Writing in 1866, Charles Wenworth Dilke recorded his journey across America, Africa and much of Asia. A recent university graduate with high political ambitions, Dilke saw the world caught up in the struggle of light and dark. He framed the future in terms of the competition for survival between the "dear races" (Europeans of Teutonic origin) and the "cheap races" (the hordes of Irish, Indians, Chinese, etc.). For Dilke, "the gradual extinction of the inferior races" was not only desirable but would be "a blessing for mankind."

Dilke was a lofty-minded imperialist. Though contemptuous of other cultures and a racial alarmist, he was no proponent of genocide. Yet we know the kind of final solutions these vicious and simplistic scenarios of racial struggle and survival can lend themselves to. Maybe the Victorians did not. We do.

We need to remind ourselves that immigrants are not a single genus. They come in all shapes and sizes. They have immense strengths and talents as well as liabilities. Their potential for enriching and enlivening the societies that receive them is every bit as real as the difficulties their presence can create.
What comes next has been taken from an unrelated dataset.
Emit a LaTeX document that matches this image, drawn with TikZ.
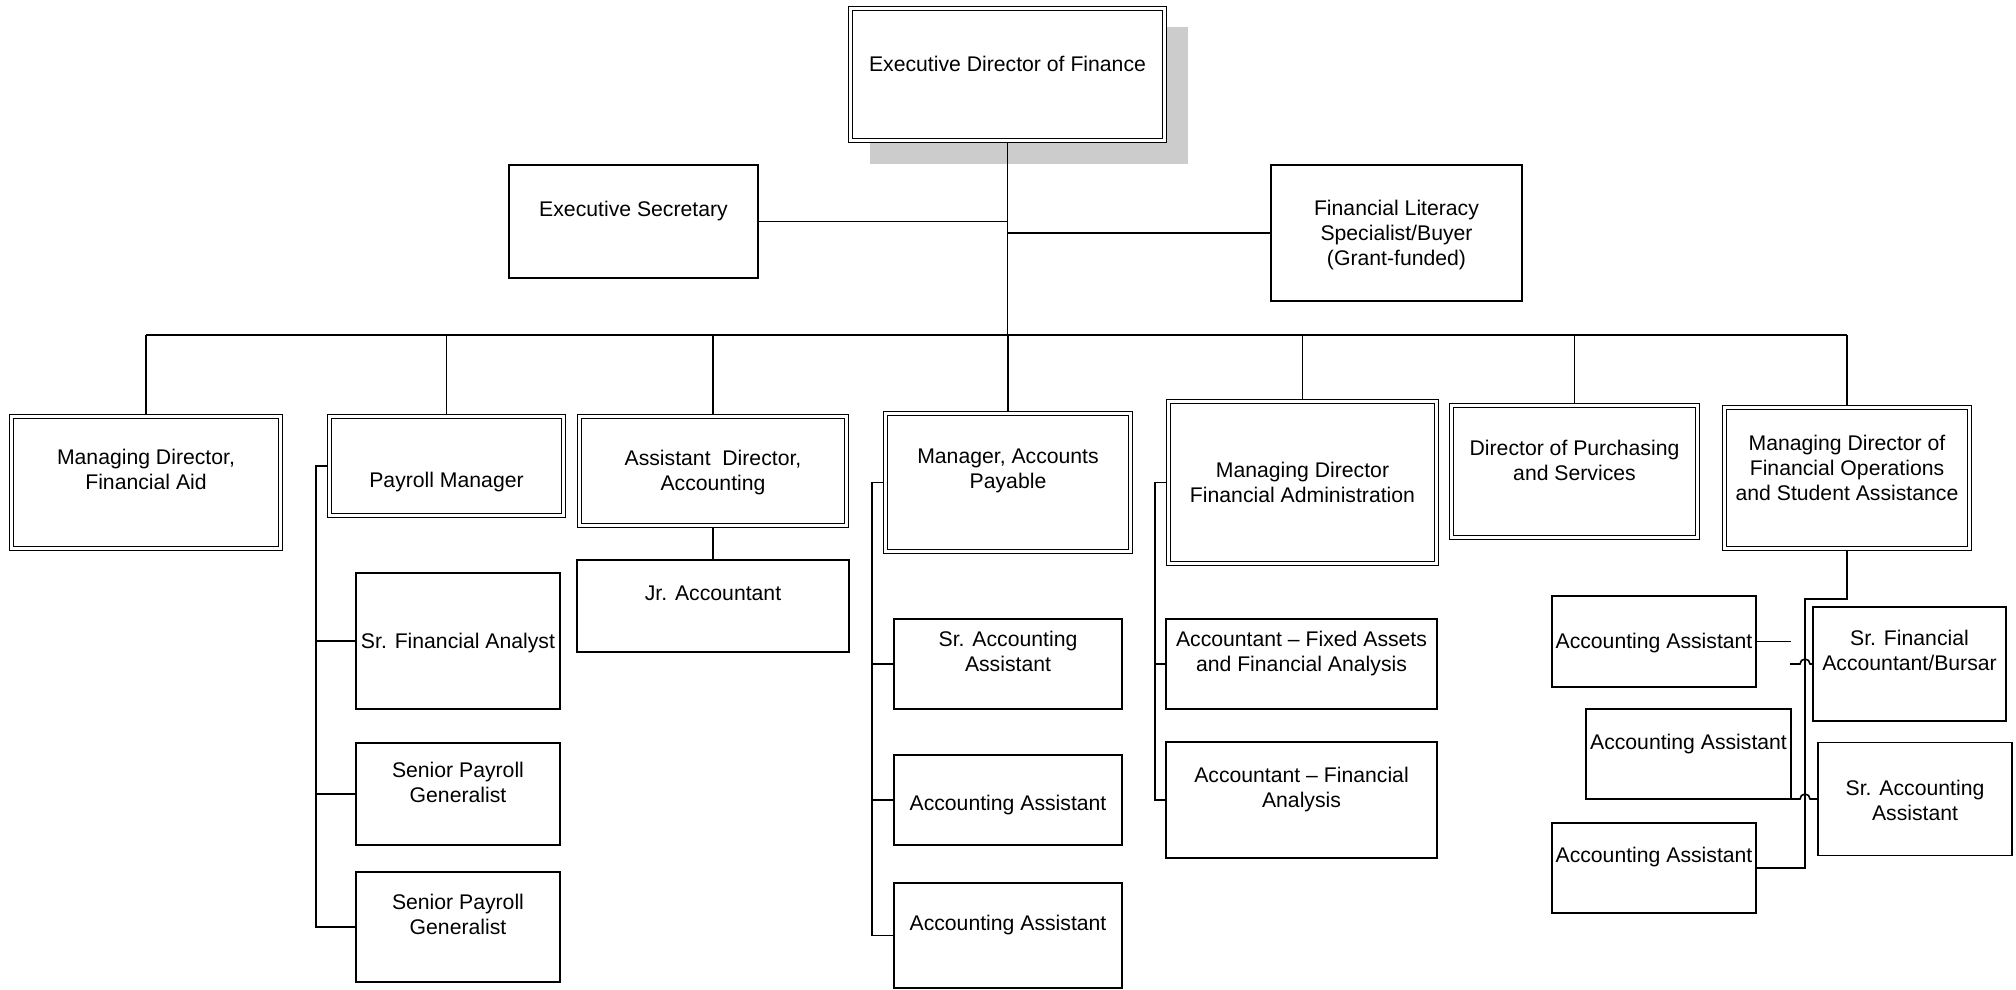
\documentclass[tikz,border=0pt]{standalone}
\usepackage{fontspec}
\setmainfont{Liberation Sans}
\usetikzlibrary{backgrounds}
\definecolor{ShadowGray}{HTML}{CCCCCC}
\newcommand{\roletext}[2]{\raisebox{#1pt}[0pt][0pt]{\begin{tabular}[t]{@{}c@{}}#2\end{tabular}}}

\begin{document}
\begin{tikzpicture}[x=1pt, y=-1pt,
  post/.style={draw, line width=1.5pt, fill=white, rectangle, inner sep=0pt, outer sep=0pt, font=\fontsize{21.2}{25.3}\selectfont},
  headpost/.style={post, double, double distance=3pt, line width=1.2pt},
  link/.style={line width=1.6pt}]
  \useasboundingbox (0,0) rectangle (2016,989);

  % Top level
  \node[headpost, minimum width=314, minimum height=132] (exec) at (1007.5,74.5) {\roletext{3.5}{Executive Director of Finance}};
  \node[post, minimum width=249, minimum height=113] (sec) at (633.5,221.5) {\roletext{5.5}{Executive Secretary}};
  \node[post, minimum width=251, minimum height=136] (lit) at (1396.5,233) {\roletext{18}{Financial Literacy\\Specialist/Buyer\\(Grant-funded)}};

  % Second row
  \node[headpost, minimum width=269, minimum height=132] (aid) at (146,482.5) {\roletext{18.5}{Managing Director,\\Financial Aid}};
  \node[headpost, minimum width=234, minimum height=99] (payroll) at (446.5,466) {\roletext{-21}{Payroll Manager}};
  \node[headpost, minimum width=267, minimum height=109] (asstdir) at (713,471) {\roletext{6}{Assistant~~Director,\\Accounting}};
  \node[headpost, minimum width=245, minimum height=138] (apmgr) at (1008,482.5) {\roletext{19.5}{Manager, Accounts\\Payable}};
  \node[headpost, minimum width=268, minimum height=162] (finadmin) at (1302.5,482.5) {\roletext{5.5}{Managing Director\\Financial Administration}};
  \node[headpost, minimum width=246, minimum height=132] (purch) at (1574.5,471.5) {\roletext{16.5}{Director of Purchasing\\and Services}};
  \node[headpost, minimum width=245, minimum height=141] (ops) at (1847,478) {\roletext{28}{Managing Director of\\Financial Operations\\and Student Assistance}};

  % Third row
  \node[post, minimum width=272, minimum height=92] (jracct) at (713,606) {\roletext{6}{Jr. Accountant}};
  \node[post, minimum width=204, minimum height=136] (sfa) at (458,641) {\roletext{-7}{Sr. Financial Analyst}};
  \node[post, minimum width=204, minimum height=102] (spg1) at (458,794) {\roletext{17}{Senior Payroll\\Generalist}};
  \node[post, minimum width=204, minimum height=110] (spg2) at (458,927) {\roletext{18}{Senior Payroll\\Generalist}};
  \node[post, minimum width=228, minimum height=90] (sraa) at (1008,664) {\roletext{18}{Sr. Accounting\\Assistant}};
  \node[post, minimum width=228, minimum height=90] (apaa1) at (1008,800) {\roletext{-10}{Accounting Assistant}};
  \node[post, minimum width=228, minimum height=105] (apaa2) at (1008,935.5) {\roletext{5.5}{Accounting Assistant}};
  \node[post, minimum width=271, minimum height=90] (fixed) at (1301.5,664) {\roletext{18}{Accountant -- Fixed Assets\\and Financial Analysis}};
  \node[post, minimum width=271, minimum height=116] (analysis) at (1301.5,800) {\roletext{18}{Accountant -- Financial\\Analysis}};

  % Operations group
  \node[post, minimum width=204, minimum height=91] (opsaa1) at (1654,641.5) {\roletext{-6.5}{Accounting Assistant}};
  \node[post, minimum width=193, minimum height=114] (bursar) at (1909.5,664) {\roletext{19}{Sr. Financial\\Accountant/Bursar}};
  \node[post, minimum width=205, minimum height=90] (opsaa2) at (1688.5,754) {\roletext{5}{Accounting Assistant}};
  \node[post, minimum width=194, minimum height=113] (sraa2) at (1915,799) {\roletext{4}{Sr. Accounting\\Assistant}};
  \node[post, minimum width=204, minimum height=90] (opsaa3) at (1654,868) {\roletext{6}{Accounting Assistant}};

  \begin{scope}[on background layer]
    % Shadow
    \fill[ShadowGray] (870,27) rectangle (1188,164);

    % Trunk and bus
    \coordinate (busL) at (146,335);
    \draw[link] (exec.south) -- (exec.south |- busL);
    \draw[link] (sec.east) -- (sec.east -| exec.south);
    \draw[link] (lit.west) -- (lit.west -| exec.south);
    \draw[link] (aid.north |- busL) -- (ops.north |- busL);
    \foreach \n in {aid,payroll,asstdir,apmgr,finadmin,purch,ops}
      \draw[link] (\n.north) -- (\n.north |- busL);

    % Payroll
    \draw[link] (payroll.west) -- ++(-13.5,0) coordinate (pspine) |- (spg2.west);
    \foreach \n in {sfa,spg1}
      \draw[link] (\n.west) -- (\n.west -| pspine);

    % Accounting
    \draw[link] (asstdir.south) -- (jracct.north);

    % Accounts payable
    \draw[link] (apmgr.west) -- ++(-13.5,0) coordinate (apspine) |- (apaa2.west);
    \foreach \n in {sraa,apaa1}
      \draw[link] (\n.west) -- (\n.west -| apspine);

    % Financial administration
    \draw[link] (finadmin.west) -- ++(-13.5,0) coordinate (faspine) |- (analysis.west);
    \draw[link] (fixed.west) -- (fixed.west -| faspine);

    % Operations
    \coordinate (opsturn) at (1805,599);
    \draw[link] (ops.south) |- (opsturn) |- (opsaa3.east);
    \draw[link] (opsaa1.east) -- ++(35,0);
    \draw[link] (bursar.west) -- ++(-3,0) arc[start angle=0, end angle=180, radius=5pt] -- ++(-10,0);
    \draw[link] (opsaa2.south east) -- ++(9,0) arc[start angle=180, end angle=0, radius=5pt] -- (sraa2.west);
  \end{scope}
\end{tikzpicture}
\end{document}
Certainly, those of us who descend from the Famine Irish would seem to have a special responsibility to look past the current evocation of innumerable, anonymous hordes threatening our borders, or the latter-day recycling of theories of ethnic and racial inferiority, and to see in the faces of today’s immigrants the image of our ancestors: those hungry ghosts who, though dispossessed and despised, passed on to us their faith and their hope.